Выбрать главу

 

4. Зов подземелья. Эротика рабочего удара

В своей книге «Поэзия рабочего удара» (1918) пролетарский поэт и мыслитель А. К. Гастев уже пророчески указывал на этот новый поворот цивилизации — от занебесья к подземелью. Вот отрывок из главы с характерным названием «Мы посягнули»:

«Мы не будем рваться в эти жалкие выси, которые зовутся небом. Небо — создание праздных, лежачих, ленивых и робких людей.

Ринемтесь вниз!

<...> О, мы уйдем, мы зароемся в глуби, прорежем их тысячью стальных линий <...> На многие годы уйдем от неба, от солнца, мерцания звезд, сольемся с землей: она в нас, и мы в ней.

Мы войдем в землю тысячами, мы войдем туда миллионами, мы войдем океаном людей! Но оттуда не выйдем, не выйдем уже никогда... Мы погибнем, мы схороним себя в ненасытном беге и трудовом ударе.

Землею рожденные, мы в нее возвратимся, как сказано древним; но земля преобразится <...> — она будет полна несмолкаемой бури труда <...> и когда, в исступлении трудового порыва, земля не выдержит и разорвет стальную броню, она родит новых существ, имя которым уже не будет человек»10.
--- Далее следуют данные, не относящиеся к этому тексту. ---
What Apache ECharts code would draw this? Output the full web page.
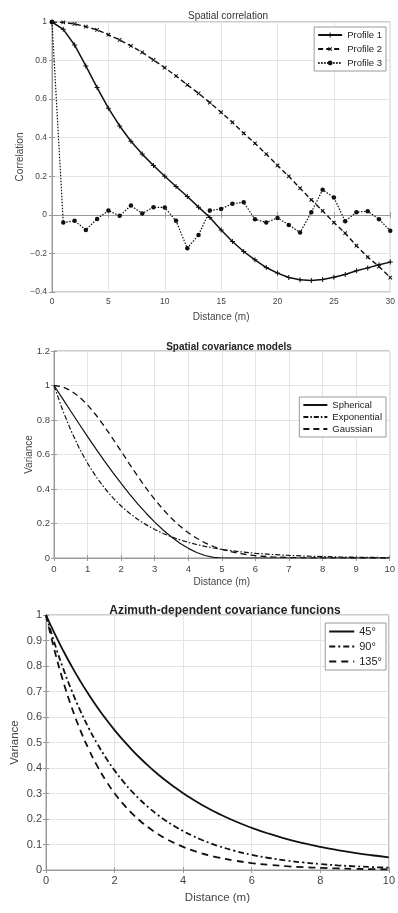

Такова эта неистовая эротика труда — обратного вторжения человека в родившее его лоно. Человек не хочет больше зависеть от отца, пресмыкаться перед небом — он исполнен страсти к своей матери и решается овладеть ею, влить в нее «исступление трудового порыва», чтобы она зачала новых, сверхчеловеческих существ. «Землею рожденные, мы в нее возвратимся» — это и есть формула эдипова желания. Она, конечно же, восходит к Книге Бытия (3: 19): «…в поте лица твоего будешь есть хлеб, доколе не возвратишься в землю, из которой ты взят, ибо прах ты и в прах возвратишься». Сын, отторгнув себя от Отца, входит в лоно матери-земли… То, что в эпизоде изгнания Адама из Эдема звучит как проклятие, у Гастева превращается в заповедь труда и наслаждения, «поятия» материи в ее недрах. И вся лексика гастевского отрывка, хотя и посвященного труду, исполнена явных эротических метафор, напоминающих экспрессию совокупления у таких откровенных авторов, как Дейвид Лоренс или Генри Миллер: «...зароемся в глуби, прорежем их <...> обнажим подземные пропасти <...> в ненасытном беге и трудовом ударе <...> она будет полна несмолкаемой бури <...> в исступлении порыва». Материализм, с его отвращением к небу и неистовой любовью к земле, являет здесь свою инцестуальную изнанку11.

Вообще образы труда в «пролетарской» литературе проникнуты весьма специфическим эротизмом, тем более пикантным, что в наивном сознании авторов и персонажей он как будто начисто вытеснен героическим пафосом борьбы и созидания. Это своеобразное сочетание сознательной героики и подспудной эротики можно назвать словом-кентавром — «эроика». И вот она-то звучит в полной голос у классика соцреализма Бориса Горбатова, мастера шахтерской темы. Вот как трудится забойщик Виктор Абросимов, один из героев романа «Донбасс» и незавершенного романа «Перед войной»:

«Он стал на колени перед угольной стеной и включил молоток. По его рукам, а потом и по всему телу прокатилась знакомая радостная дрожь . <...> И то ли оттого, что воздух в молотке был хороший, упругий, сильный , то ли оттого, что мечта сбылась и вся лава покорно лежала перед ним , забойщикубыло где разгуляться <...> и уже манила, заманивала , — но только вдруг почувствовал Виктор Абросимов, как удалой, дотоле незнакомой силой наливаются его мускулы, а сердце загорается дерзкой отвагой, и он поверил, что в эту ночь он все сможет, все одолеет и всего достигнет» 12(курсив мой. — М. Э. ).

Такое впечатление, что автор выписал выделенную курсивом сцену из бульварного романа или из какой-нибудь неистовой «декадентщины» начала XX века, заменил «деву» на «лаву», а мужской молоток — на механически-надувной и выдал это полупорно за бурную сцену вдохновенного труда. Как и у Гастева, «поэзия рабочего удара» у Горбатова направлена в недра матушки-земли, где под покровом вечной ночи сын может справить обряд овладения своей родительницей, — «в эту ночь он все сможет, все одолеет и всего достигнет».